Irish Dominican friar and theologian

Dominic Lynch D.D. (died c. 1697) was an Irish Dominican friar. He made a career in Spain, and published a Latin treatise on Aristotelian and Thomist thought.

==Life==
Born in County Galway, he was son of Peter Lynch of Shruell, by his wife, Mary Skerret. He joined the Order of St. Dominic, and made his profession in the Dominican convent of San Pablo, Seville, where he lived for many years.

Lynch became lecturer in arts and philosophy in the convent, and then master of the students. In 1674 he was appointed to the chair of theology in the Colegio de Santo Tomás, Seville in 1674; the post followed a report on Lynch's pedigree from Ireland (later printed with annotations by James Hardiman).

Lynch was elected by his brethren of the province of Andalucia to attend the congregation of the order held at Rome in 1686, over which he presided as moderator.
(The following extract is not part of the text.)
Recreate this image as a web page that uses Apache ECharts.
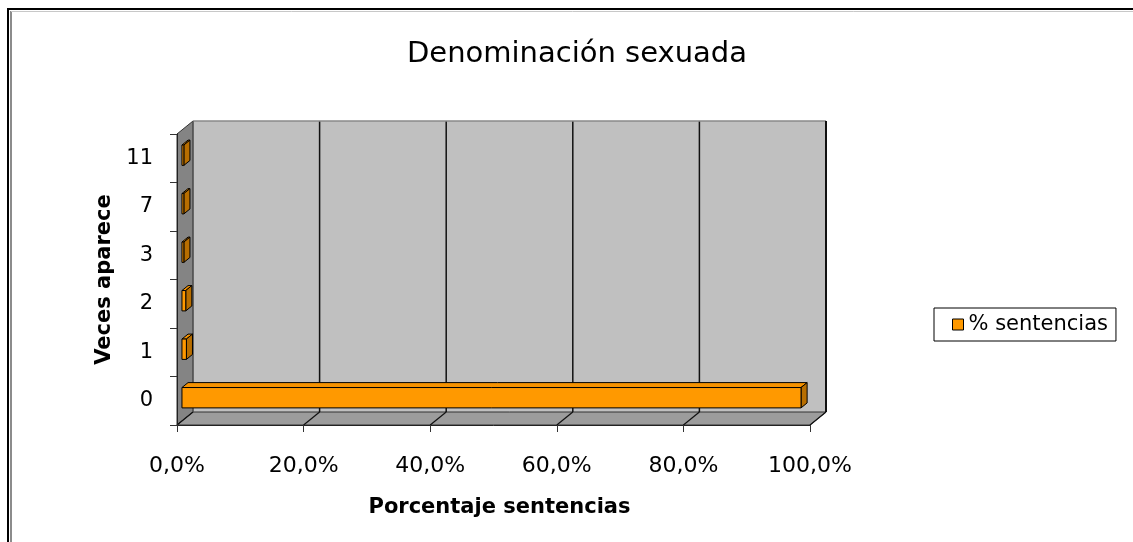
<!DOCTYPE html>
<html>
<head>
<meta charset="utf-8">
<script src="https://cdn.jsdelivr.net/npm/echarts@6/dist/echarts.min.js"></script>
<style>
html,body{margin:0;padding:0;background:#fff;}
#c{width:1133px;height:542px;}
</style>
</head>
<body>
<div id="c"></div>
<script>
// ---- data ----
const categories = ['0', '1', '2', '3', '7', '11'];
const percentValues = [97.8, 0.7, 0.6, 0.3, 0.3, 0.3];
const xTickValues = [0, 20, 40, 60, 80, 100];
const xTickLabels = ['0,0%', '20,0%', '40,0%', '60,0%', '80,0%', '100,0%'];
const seriesName = '% sentencias';
const titleText = 'Denominación sexuada';
const xAxisName = 'Porcentaje sentencias';
const yAxisName = 'Veces aparece';

// ---- 3D look constants (style) ----
const DX = 16, DY = -13;
const F1 = 0.31, F2 = 0.69;
const FONT = 'DejaVu Sans';

const chart = echarts.init(document.getElementById('c'), null, {renderer: 'canvas'});

function wallsRender(params, api) {
  const cs = params.coordSys;
  const L = cs.x, T = cs.y, R = cs.x + cs.width, B = cs.y + cs.height;
  const children = [];
  children.push({type: 'polygon', shape: {points: [[L + DX, T + DY], [R + DX, T + DY], [R + DX, B + DY], [L + DX, B + DY]]},
    style: {fill: '#c0c0c0', stroke: null}});
  children.push({type: 'polygon', shape: {points: [[L, T], [L + DX, T + DY], [L + DX, B + DY], [L, B]]},
    style: {fill: '#848484', stroke: '#333', lineWidth: 1}});
  children.push({type: 'polygon', shape: {points: [[L, B], [R, B], [R + DX, B + DY], [L + DX, B + DY]]},
    style: {fill: '#9c9c9c', stroke: '#333', lineWidth: 1}});
  xTickValues.forEach(function (v) {
    const x = api.coord([v, 0])[0];
    if (v > xTickValues[0] && v < xTickValues[xTickValues.length - 1]) {
      children.push({type: 'line', shape: {x1: x + DX, y1: T + DY, x2: x + DX, y2: B + DY},
        style: {stroke: '#111', lineWidth: 1.5}});
    }
    children.push({type: 'line', shape: {x1: x, y1: B, x2: x + DX, y2: B + DY},
      style: {stroke: '#111', lineWidth: 1.2}});
  });
  children.push({type: 'line', shape: {x1: L + DX, y1: T + DY, x2: R + DX, y2: T + DY}, style: {stroke: '#8a8a8a', lineWidth: 1.5}});
  children.push({type: 'line', shape: {x1: R + DX, y1: T + DY, x2: R + DX, y2: B + DY}, style: {stroke: '#111', lineWidth: 2}});
  children.push({type: 'line', shape: {x1: L + DX, y1: T + DY, x2: L + DX, y2: B + DY}, style: {stroke: '#555', lineWidth: 1}});
  return {type: 'group', children: children};
}

function barRender(params, api) {
  const v = api.value(0), c = api.value(1);
  const p0 = api.coord([0, c]);
  const p1 = api.coord([v, c]);
  const band = api.size([0, 1])[1];
  const h = band * 0.42;
  const ox1 = DX * F1, oy1 = DY * F1, ox2 = DX * F2, oy2 = DY * F2;
  const ddx = ox2 - ox1, ddy = oy2 - oy1;
  const xL = p0[0] + ox1, xR = p1[0] + ox1;
  const yT = p0[1] + oy1 - h / 2 + 1, yB = yT + h;
  const st = {stroke: '#000', lineWidth: 1};
  return {type: 'group', children: [
    {type: 'polygon', shape: {points: [[xL, yT], [xR, yT], [xR + ddx, yT + ddy], [xL + ddx, yT + ddy]]},
      style: Object.assign({fill: '#f59200'}, st)},
    {type: 'polygon', shape: {points: [[xR, yT], [xR + ddx, yT + ddy], [xR + ddx, yB + ddy], [xR, yB]]},
      style: Object.assign({fill: '#b86e00'}, st)},
    {type: 'rect', shape: {x: xL, y: yT, width: xR - xL, height: h},
      style: Object.assign({fill: '#ff9900'}, st)}
  ]};
}

const option = {
  animation: false,
  backgroundColor: '#fff',
  title: {
    text: titleText, left: 577, top: 40, padding: 0, textAlign: 'center',
    textStyle: {fontFamily: FONT, fontSize: 29, fontWeight: 'normal', color: '#000'}
  },
  legend: {
    data: [seriesName], orient: 'vertical', left: 934, top: 308,
    padding: [6, 8, 6, 18], borderColor: '#000', borderWidth: 1,
    icon: 'rect', itemWidth: 11, itemHeight: 11,
    itemStyle: {color: '#ff9900', borderColor: '#000', borderWidth: 1},
    textStyle: {fontFamily: FONT, fontSize: 21, color: '#000'}
  },
  grid: {left: 177, right: 323, top: 134, bottom: 117, containLabel: false},
  xAxis: {
    type: 'value', min: 0, max: 100, interval: 20,
    name: xAxisName, nameLocation: 'middle', nameGap: 72,
    nameTextStyle: {fontFamily: FONT, fontSize: 21, fontWeight: 'bold', color: '#000', padding: [0, 0, 0, 12]},
    axisLine: {show: true, lineStyle: {color: '#222', width: 1}},
    axisTick: {show: true, length: 7, lineStyle: {color: '#333'}},
    splitLine: {show: false},
    axisLabel: {
      margin: 30, fontFamily: FONT, fontSize: 22, color: '#000',
      formatter: function (v) { const i = xTickValues.indexOf(v); return i >= 0 ? xTickLabels[i] : ''; }
    }
  },
  yAxis: {
    type: 'category', data: categories,
    name: yAxisName, nameLocation: 'middle', nameGap: 60, nameRotate: 90,
    nameTextStyle: {fontFamily: FONT, fontSize: 21, fontWeight: 'bold', color: '#000'},
    axisLine: {show: true, lineStyle: {color: '#222', width: 1}},
    axisTick: {show: true, length: 7, lineStyle: {color: '#333'}},
    splitLine: {show: false},
    axisLabel: {margin: 24, fontFamily: FONT, fontSize: 21, color: '#000', padding: [6, 0, 0, 0]}
  },
  graphic: [
    {type: 'rect', shape: {x: 8, y: 9, width: 1150, height: 560}, style: {fill: null, stroke: '#000', lineWidth: 2}, silent: true, z: 100},
    {type: 'line', shape: {x1: 11, y1: 11, x2: 11, y2: 560}, style: {stroke: '#666', lineWidth: 1.5}, silent: true, z: 100},
    {type: 'line', shape: {x1: 11, y1: 11.5, x2: 1140, y2: 11.5}, style: {stroke: '#c8c8c8', lineWidth: 1}, silent: true, z: 100}
  ],
  series: [
    {
      type: 'custom', name: '__walls', z: -1, silent: true,
      renderItem: wallsRender, data: [[0, 0]], encode: {x: 0, y: 1}
    },
    {
      type: 'custom', name: seriesName, z: 3,
      itemStyle: {color: '#ff9900', borderColor: '#000', borderWidth: 1},
      renderItem: barRender,
      data: percentValues.map(function (v, i) { return [v, i]; }),
      encode: {x: 0, y: 1}
    }
  ]
};
chart.setOption(option);
</script>
</body>
</html>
He died in the Colegio de Santo Tomás at the end of 1697 or the beginning of the following year.

==Works==
Lynch wrote: Summa Philosophiæ Speculativæ juxta Mentem et Doctrinam S. Thomæ et Aristotelis, in four volumes:

- Tom. 1. Complectens primam Partem Philosophiæ Rationis, quæ communiter nuncupantur Dialectica, Paris, 1666
- Tom. 2. Complectens duas Partes, quæ communiter nuncupantur Logica, Paris, 1667
- Tom. 3. Comprehendens tertiam Partem Philosophiæ rationalis, in quâ agitur de Prædicabilibus, Prædicamentis, et de Posterioribus, Paris, 1670
- Tom. 4. Complectens primam Partem Physicæ naturalis, Paris, 1686.